Grammaticaal steeds ontwrichtender
De derde versie begint met: ‘ik ben geboren op 34-jarige leeftijd en waar ben jij. mijn kind is jarig op 23 juli en jaarlijks herhaalt jouw verhaal en mijn verhaal. hoewel deze boodschap mij nog steeds een raadsel is, blijf ik hem lezen. vertel me iets over mezelf’. Ze is nu ‘een dokter in het bos.’ De versies worden niet alleen geleidelijkaan korter, maar ook waanzinniger en grammaticaal steeds ontwrichtender. ‘mijn geluk is 34, het spijt me. jaar na jaar voor u en mij en onze heer van 23 juli. hoe het ook zij, het is moeilijk’ wordt vervolgens: ‘mijn vreugde 34, gecondoleerd op 23 juli richt ik me van jou tot onze schepper. wat de reden ook is, het is leeg.’

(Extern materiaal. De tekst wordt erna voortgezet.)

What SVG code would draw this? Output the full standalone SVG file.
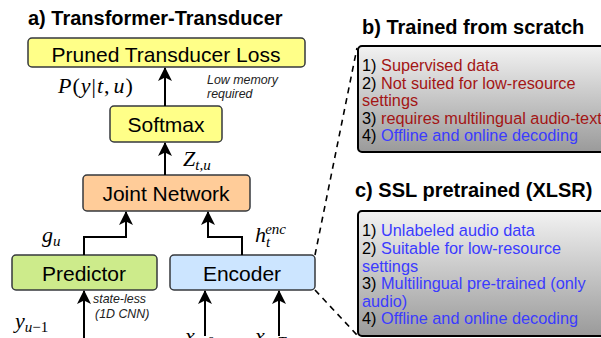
<svg xmlns="http://www.w3.org/2000/svg" width="601" height="338" viewBox="0 0 601 338">
<defs>
<linearGradient id="gray" x1="0" y1="0" x2="0" y2="1">
<stop offset="0" stop-color="#f2f2f2"/>
<stop offset="1" stop-color="#9a9a9a"/>
</linearGradient>
<marker id="arr" viewBox="0 0 14 14" refX="13" refY="7" markerWidth="14" markerHeight="14" markerUnits="userSpaceOnUse" orient="auto">
<path d="M0,0 L14,7 L0,14 L3.5,7 z" fill="#000"/>
</marker>
</defs>
<style>
.box{stroke:#36393d;stroke-width:1.5}
.lbl{font-family:"Liberation Sans",Arial,sans-serif;font-size:21px;fill:#000;text-anchor:middle}
.title{font-family:"Liberation Sans",Arial,sans-serif;font-size:20px;font-weight:bold;fill:#000}
.body{font-family:"Liberation Sans",Arial,sans-serif;font-size:16.3px;fill:#000}
.red{fill:#a31515}
.blue{fill:#3b3bff}
.note{font-family:"Liberation Sans",Arial,sans-serif;font-size:12.4px;font-style:italic;fill:#222}
.math{font-family:"Liberation Serif","Times New Roman",serif;font-size:22px;fill:#000}
.mi{font-style:italic}
.conn{stroke:#000;stroke-width:2;fill:none}
.dash{stroke:#000;stroke-width:1.6;fill:none;stroke-dasharray:6 5}
.panel{fill:url(#gray);stroke:#000;stroke-width:2}
</style>

<text class="title" x="28" y="25">a) Transformer-Transducer</text>

<g id="loss">
<rect class="box" x="28" y="38" width="277" height="29" rx="4" fill="#ffff88"/>
<text class="lbl" x="166" y="61.5">Pruned Transducer Loss</text>
</g>
<g id="softmax">
<rect class="box" x="110" y="106" width="112" height="36" rx="4" fill="#ffff88"/>
<text class="lbl" x="166" y="131.5">Softmax</text>
</g>
<g id="joint">
<rect class="box" x="83" y="175" width="167" height="36" rx="4" fill="#ffcc99"/>
<text class="lbl" x="166" y="200.5">Joint Network</text>
</g>
<g id="predictor">
<rect class="box" x="12" y="255" width="145" height="35" rx="4" fill="#cdeb8b"/>
<text class="lbl" x="84" y="280.5">Predictor</text>
</g>
<g id="encoder">
<rect class="box" x="170" y="255" width="145" height="35" rx="4" fill="#cce5ff"/>
<text class="lbl" x="242" y="280.5">Encoder</text>
</g>

<g id="connectors">
<path class="conn" d="M165,106 L165,68" marker-end="url(#arr)"/>
<path class="conn" d="M165,175 L165,143" marker-end="url(#arr)"/>
<path class="conn" d="M84,255 L84,237 L126,237 L126,212" marker-end="url(#arr)"/>
<path class="conn" d="M242,255 L242,237 L208,237 L208,212" marker-end="url(#arr)"/>
<path class="conn" d="M84,338 L84,291" marker-end="url(#arr)"/>
<path class="conn" d="M205,336 L205,291" marker-end="url(#arr)"/>
<path class="conn" d="M279,336 L279,291" marker-end="url(#arr)"/>
<path class="dash" d="M315,255 L357,48"/>
<path class="dash" d="M315,290 L357,335"/>
</g>

<text class="math" x="58" y="93" font-size="23" letter-spacing="1"><tspan class="mi">P</tspan>(<tspan class="mi">y</tspan>|<tspan class="mi">t</tspan>,<tspan dx="3" class="mi">u</tspan>)</text>
<text class="note" x="207" y="84">Low memory</text>
<text class="note" x="207" y="98">required</text>
<text class="math" x="183" y="166"><tspan class="mi">Z</tspan><tspan class="mi" font-size="15" dy="4">t,u</tspan></text>
<text class="math" x="42" y="242"><tspan class="mi">g</tspan><tspan class="mi" font-size="15" dy="4">u</tspan></text>
<text class="math" x="255" y="242"><tspan class="mi">h</tspan><tspan class="mi" font-size="15" dy="5">t</tspan><tspan class="mi" font-size="15" dx="-5" dy="-13">enc</tspan></text>
<text class="note" x="93" y="303" font-size="14">state-less</text>
<text class="note" x="95" y="318" font-size="14">(1D CNN)</text>
<text class="math" x="15" y="328"><tspan class="mi">y</tspan><tspan class="mi" font-size="15" dy="4">u</tspan><tspan font-size="15">−1</tspan></text>
<text class="math" x="185" y="343"><tspan class="mi">x</tspan><tspan class="mi" font-size="15" dy="4">t</tspan><tspan font-size="15">=0</tspan></text>
<text class="math" x="255" y="343"><tspan class="mi">x</tspan><tspan class="mi" font-size="15" dy="4">t</tspan><tspan font-size="15">=</tspan><tspan class="mi" font-size="15">T</tspan></text>

<text class="title" x="362" y="34">b) Trained from scratch</text>
<g id="scratch">
<rect class="panel" x="358" y="46" width="270" height="106" rx="4"/>
<text class="body" x="362" y="71">1) <tspan class="red">Supervised data</tspan></text>
<text class="body" x="362" y="88.5">2) <tspan class="red">Not suited for low-resource</tspan></text>
<text class="body red" x="362" y="106">settings</text>
<text class="body" x="362" y="123.5">3) <tspan class="red">requires multilingual audio-text</tspan></text>
<text class="body" x="362" y="141">4) <tspan class="blue">Offline and online decoding</tspan></text>
</g>

<text class="title" x="355" y="197">c) SSL pretrained (XLSR)</text>
<g id="ssl">
<rect class="panel" x="358" y="211" width="270" height="125" rx="4"/>
<text class="body" x="362" y="236">1) <tspan class="blue">Unlabeled audio data</tspan></text>
<text class="body" x="362" y="254">2) <tspan class="blue">Suitable for low-resource</tspan></text>
<text class="body blue" x="362" y="271.5">settings</text>
<text class="body" x="362" y="289">3) <tspan class="blue">Multilingual pre-trained (only</tspan></text>
<text class="body blue" x="362" y="306.5">audio)</text>
<text class="body" x="362" y="324">4) <tspan class="blue">Offline and online decoding</tspan></text>
</g>
</svg>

Er is sprake van een opklimmende graad van defragmentatie, qua inhoud, vorm, qua alles. De laatste, twaalfde versie, toont nog slechts een paar éénlettergrepige woordjes die tussen eigenaardige toetsenbordtekens staan, zoals: ‘+. lief.>.’ Als was alle hoop ten grave gedragen en rest er slechts tragiek. In dit gedicht gebeurt iets en als lezer onderga je het! Al kun je er niet precies je vinger achter krijgen. Gegeven het feit dat Franz Kafka het met zijn vader ook niet makkelijk had, voel je als lezer de worsteling tussen a en haar vader. Begrijpelijk dat zo’n gedicht niet de bundel opent, maar wanneer je dit gedicht eenmaal gelezen hebt, ga je het overige met andere ogen (terug)lezen.
‘durf te schijnen zei Ze
perfectie bestaat want perfectie is een mentaliteit
discipline en anarchie
is alles wat ik nodig heb’
Inderdaad: durf te schijnen, maar met haar discipline en anarchie laat Asha Karami het ook schrijnen. Of deze poëzie vrijblijvend is? Dacht het niet.